The model is why a BEAM application can withstand surprising amounts of traffic and still eventually respond without failing as long as it doesn't OOM, it just starts degrading in any measurements of single-request throughput.

Go is, to my understanding, using a similar system where it checks if it can preempt a goroutine at compiler inserted safe points, but you can still get it to lock up with pathological code (tight no-op loops), so it's a bit of a definitional question if it is ok to call it preemptive. I wouldn't be surprised if Erlang is a lot more reliable here though!

1 Like

While this may be true in general, you are unlikely to feel the OS thread context switching with few concurrent tasks. (Where "few" is somewhere in the thousands and most threads spend most of their time waiting on I/O.) It is not exactly easy to measure the overhead of a context switch, but some recent observations suggest that it is typically 2 microseconds. Let's be conservative and say it's 3 μs.

It might be that this 3 μs overhead is unacceptable to your application, for a common web server this seems silly. Your client requests are going to have much higher network latency than that, and your DB latency is also going to dwarf context switching overhead. If 1,000 threads all try to hit your DB at the same time, the cost of context switching between them is somewhere around 3 ms in aggregate (divide by number of CPU cores to estimate the per-core overhead). At 100,000 threads, this cost starts to become a concern - 1/3 of your process time on a single core CPU is spent on context switching alone.

It would also be nice to look into what the Tokio executor overhead is for napkin math comparison. This repo claims it is about 500 ns [1], which is a cool order of magnitude lower than OS threads. Switching between 100,000 tasks would have about 50 ms overhead, if this figure is accurate.

I'm lucky if my website has 2 concurrent users. At my previous job, they had thousands of customers each with thousands of clients and we had to maintain multitenant HTTP services for all of them. I can't give specific numbers, but client concurrency was 7-10 digits steady, and we had to take context switching seriously.

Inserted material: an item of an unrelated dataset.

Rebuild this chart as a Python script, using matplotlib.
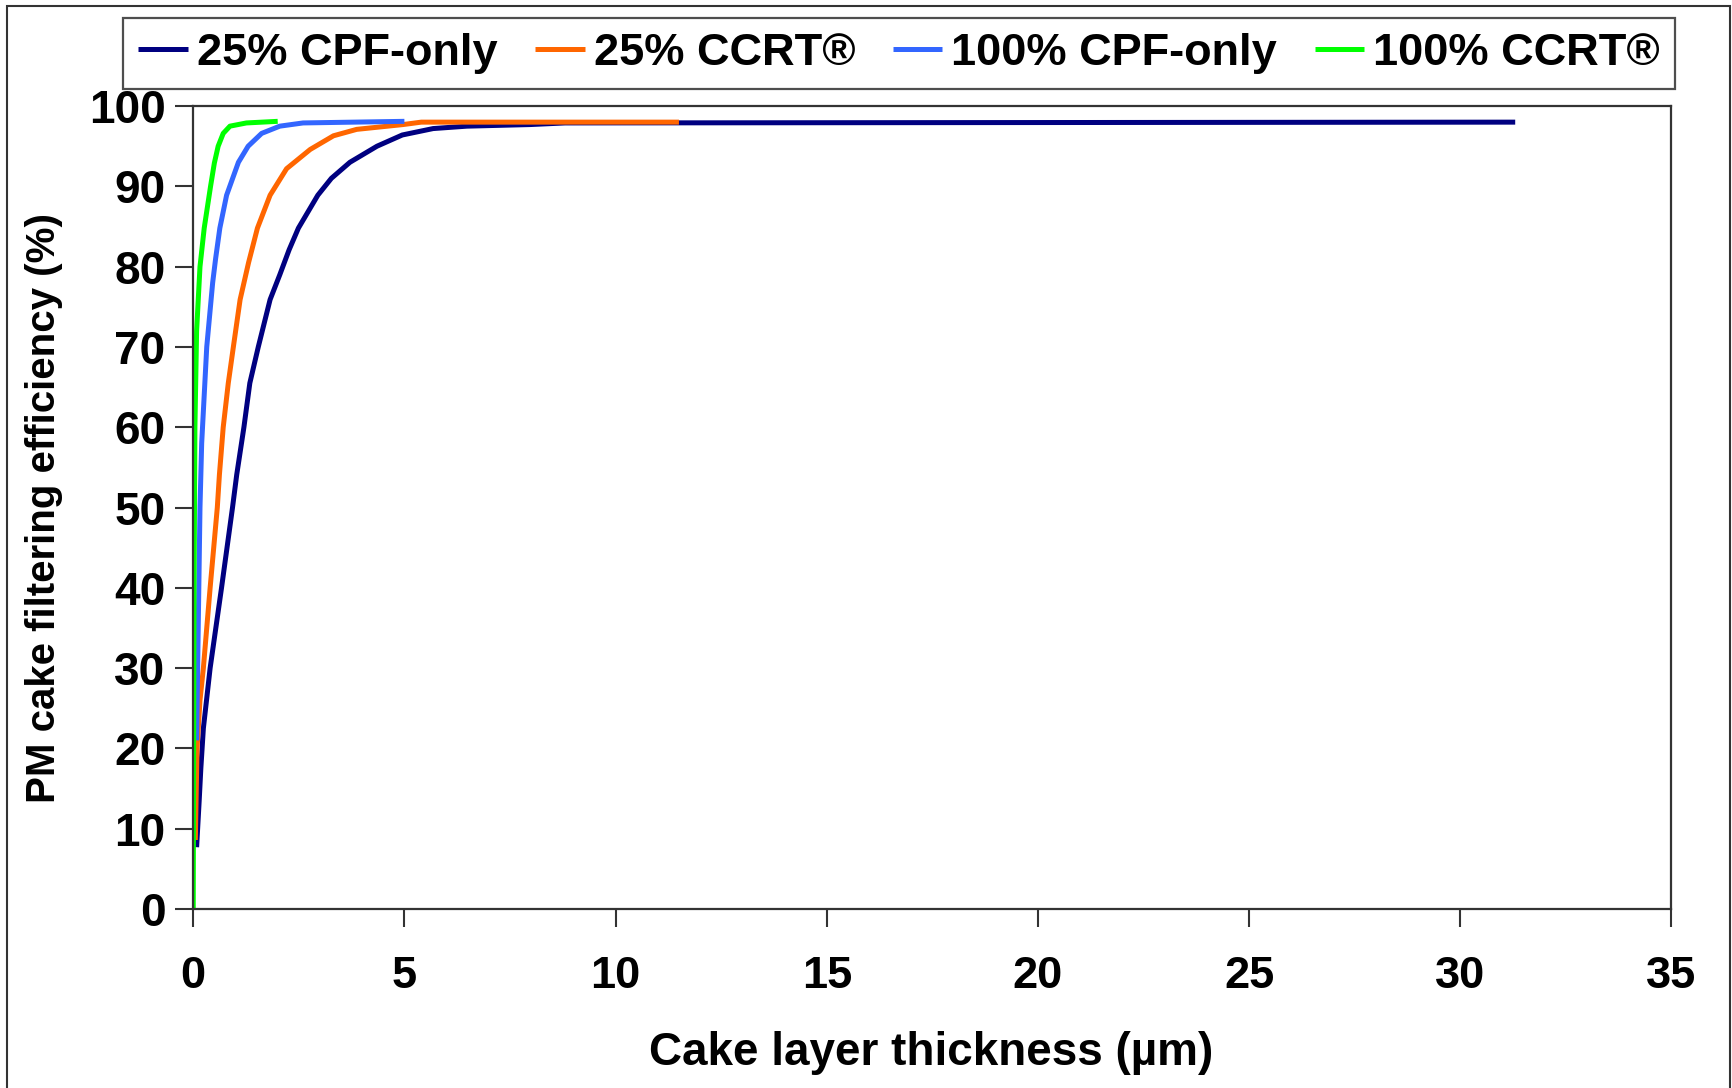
import matplotlib
matplotlib.use("Agg")
import matplotlib.pyplot as plt
from matplotlib.patches import Rectangle

plt.rcParams["font.family"] = ["Liberation Sans", "DejaVu Sans"]
plt.rcParams["font.weight"] = "bold"

# ── Data ─────────────────────────────────────────────────────
labels = ["25% CPF-only", "25% CCRT®", "100% CPF-only", "100% CCRT®"]
colors = ["#000080", "#FF6600", "#3366FF", "#00FF00"]

x_cpf25 = [0.08, 0.14, 0.18, 0.24, 0.40, 0.67, 0.93, 1.03, 1.20, 1.34, 1.54,
           1.82, 2.05, 2.27, 2.49, 2.95, 3.27, 3.71, 4.35, 4.95, 5.68, 6.48,
           7.98, 8.8, 31.3]
y_cpf25 = [7.7, 13.4, 17.5, 22.5, 30, 40, 50, 54.1, 60, 65.5, 70,
           75.9, 79, 82.1, 84.8, 88.9, 91.0, 93.0, 95.0, 96.4, 97.2, 97.5,
           97.7, 97.9, 98.0]

x_ccrt25 = [0.05, 0.09, 0.16, 0.24, 0.40, 0.57, 0.62, 0.71, 0.83, 0.95, 1.11,
            1.31, 1.52, 1.82, 2.21, 2.77, 3.32, 3.87, 4.97, 5.4, 11.5]
y_ccrt25 = [8.6, 20, 26, 30, 40, 50, 54.1, 60, 65.5, 70, 75.9,
            80.5, 84.8, 88.9, 92.2, 94.6, 96.3, 97.1, 97.7, 98.0, 98.0]

x_cpf100 = [0.08, 0.12, 0.16, 0.20, 0.24, 0.32, 0.46, 0.53, 0.63, 0.79, 1.07,
            1.30, 1.62, 2.05, 2.6, 5.0]
y_cpf100 = [21, 35.6, 50, 58, 62, 70, 78, 81, 84.8, 88.9, 93.0,
            95.0, 96.6, 97.5, 97.9, 98.1]

x_ccrt100 = [0.0, 0.02, 0.04, 0.08, 0.16, 0.26, 0.41, 0.50, 0.59, 0.71, 0.87,
             1.26, 2.0]
y_ccrt100 = [0, 40, 60, 72, 80, 84.8, 90, 92.9, 95, 96.6, 97.5,
             97.9, 98.1]

series = [(x_cpf25, y_cpf25), (x_ccrt25, y_ccrt25),
          (x_cpf100, y_cpf100), (x_ccrt100, y_ccrt100)]

x_ticks = [0, 5, 10, 15, 20, 25, 30, 35]
y_ticks = [0, 10, 20, 30, 40, 50, 60, 70, 80, 90, 100]

# ── Figure ───────────────────────────────────────────────────
fig = plt.figure(figsize=(17.33, 10.88), dpi=100)
ax = fig.add_axes([0.1115, 0.1645, 0.853, 0.738])

handles = []
for (xs, ys), lab, col in zip(series, labels, colors):
    h, = ax.plot(xs, ys, color=col, lw=3.6, label=lab,
                 solid_capstyle="butt")
    handles.append(h)

ax.set_xlim(0, 35)
ax.set_ylim(0, 100)
ax.set_xticks(x_ticks)
ax.set_yticks(y_ticks)
ax.tick_params(axis="both", direction="out", length=13, width=1.5,
               color="#333333")
ax.tick_params(axis="x", pad=21, labelsize=32.5)
ax.tick_params(axis="y", pad=7, labelsize=33)
for sp in ax.spines.values():
    sp.set_color("#333333")
    sp.set_linewidth(1.6)

ax.set_xlabel("Cake layer thickness (µm)", fontsize=33, fontweight="bold")
ax.set_ylabel("PM cake filtering efficiency (%)", fontsize=29,
              fontweight="bold")
ax.xaxis.set_label_coords(0.4995, -0.152)
ax.yaxis.set_label_coords(-0.088, 0.5)

leg = fig.legend(handles=handles, loc="center", ncol=4,
                 bbox_to_anchor=(899 / 1733, 1 - 53.5 / 1088),
                 fontsize=32.5, frameon=True, fancybox=False,
                 handlelength=1.1, handletextpad=0.2, columnspacing=0.83,
                 borderpad=0.33)
leg.get_frame().set_edgecolor("#222222")
leg.get_frame().set_linewidth(1.6)

# outer frame of the picture
fig.patches.append(Rectangle((0.004, -0.05), 0.9943, 1.0445,
                             transform=fig.transFigure, fill=False,
                             edgecolor="#333333", lw=1.5))

fig.savefig("out.png", dpi=100)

Where your app fits on this scale is a good indicator of whether the complexity cost of async outweighs the overhead cost of OS threads. All of this data is here just to put numbers behind my previous "tens of thousands" claim.

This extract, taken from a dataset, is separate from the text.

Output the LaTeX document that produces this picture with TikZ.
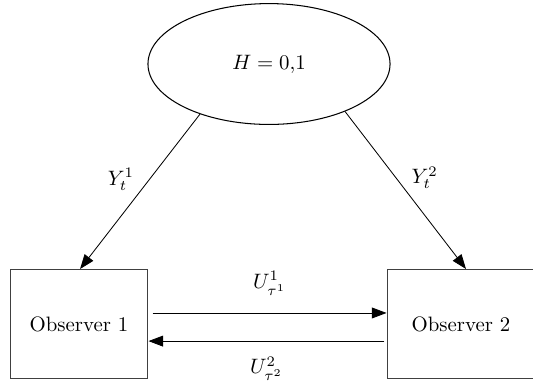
\documentclass[tikz,border=0pt]{standalone}
\usetikzlibrary{arrows.meta,shapes.geometric}
\begin{document}
\begin{tikzpicture}[x=0.48pt,y=-0.48pt,
  tip/.style={-{Triangle[length=7pt,width=5.2pt]}},
  conn/.style={draw=black, line width=0.4pt, tip},
  obsbox/.style={draw=black!75, line width=0.5pt, rectangle, minimum height=52.3pt, inner sep=0pt},
  hyp/.style={draw=black, line width=0.5pt, ellipse, minimum width=116.2pt, minimum height=58pt, inner sep=0pt}]
\useasboundingbox (0,0) rectangle (533,381);
\begin{scope}
\clip (0,0) rectangle (533,381);
\node[hyp] (H) at (269,64) {$H = 0{,}1$};
\node[obsbox, minimum width=66.2pt] (O1) at (79,324) {Observer 1};
\node[obsbox, minimum width=71pt] (O2) at (461,324) {Observer 2};
\end{scope}
\draw[conn] (H.216) -- ([xshift=0.5pt]O1.north)
  node[pos=0.42, left=4pt] (y1) {$Y_t^1$};
\draw[conn] (H.328) -- ([xshift=2.4pt]O2.north)
  node[pos=0.42, right=4pt] (y2) {$Y_t^2$};
\draw[conn] ([xshift=2pt,yshift=5.3pt]O1.east) -- ([yshift=5.3pt]O2.west)
  node[midway, above=5pt] (u1) {$U_{\tau^1}^1$};
\draw[conn] ([xshift=-1pt,yshift=-8.2pt]O2.west) -- ([yshift=-8.2pt]O1.east)
  node[midway, below=4pt] (u2) {$U_{\tau^2}^2$};
\end{tikzpicture}
\end{document}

  1. Beware there is a typo that says "TLDR is that it is at most 50ns" when in fact the numbers given further down in the README have a lower bound of 401ns. ↩︎

3 Likes

OS schedulers do not work like that. They usually work with so called "time slices", on Linux it's usually between 10 ms and 100 ms. So let's take the worse case scenario of 10 ms and assume that a thread does not do anything like blocking IO or synchronization (they can cause thread to release its time slice to OS earlier). So overhead of context switch using your value of 3 us is measly 0.03%! When most of threads are part of the same process, you do not need to flush TLB, so switching between them is relatively cheap.

Of course, in practice it's a bit more complex. You have OS scheduler overhead (it's more complex than "dumb" queue-based schedulers used in executors), you have more cache misses (threads often get stopped middle computation), threads can migrate unnecessarily between cores, with io-uring you can significantly reduce number of syscalls used, etc. But even with those factors, people often grossly overestimate overhead of thread-based code. And, as you correctly note, most systems stay significantly underutilized. It's the fact of life on which VPS providers build their business!

2 Likes

Don't worry, I'm aware. The litmus test was "If 1,000 threads all try to hit your DB at the same time..." which presupposes that waiting on I/O will perform a context switch. A worst-case scenario where N threads context switch roughly simultaneously.

IIRC:

  1. Erlang has no looping construct (for, while)

  2. Erlang can only loop via recursive calls.

  3. At every function call, the VM checks: should we pre-empt this Erlang process ?

1 Like

While it may behave as almost preemptive, it's technically not, as it contains, as you said yourself, compiler-inserted suspension points.This is totally fine, it just implements different multitasking model. Rust can use stackful too, I think I stumbled upon 1-2 crates, although it was very long time ago.
AFAIU Rust wanted async usable in no-std and no-alloc situations too, which makes stackful a no-go.

1 Like

I really do not think tokio and async is that difficult, assuming you have a decent grasp of Rust's core concepts ( borrowing, ownership etc ). You do have to learn a handful of things, but not much! If I can manage to use it, I reckon almost anyone can!

5 Likes

Yeah, what I meant is it depends on what you mean by "preemptive", as that term originally came from being the opposite of the at the time standard "cooperative" threading model where you would insert explicit calls to a yield API. (In the 16 bit Windows 3.1 days, for example)

If your runtime environment knows where safe points are to stop you without you having to do anything, that's clearly not a cooperative model! But if you can manage to lock it up if you know what's going on, it's not quite preemptive in the sense that we find the difference actually useful...

1 Like

Everyone seems to focus on the performance aspect. I've written an async library (me being able to do that counts as a success story for Rust, imho :)), and did so because async felt like the right solution to the problem. I could have done so with threads directly for sure, but it felt pretty clunky to me, while getting the needed behavior in async felt straight.

I'm not an expert for sure, but for me, rust async feels pretty good (modulo existing warts for sure :)).

11 Likes

If I remember correctly you can get it to lock up with NIFs, but not pure Erlang code.

NIFs are loadable extensions written in C (or Rust these days!), and i belive they by default run on a separate thread pool, but you can set a flag that they are "fast" in which case you are on your own if they are not.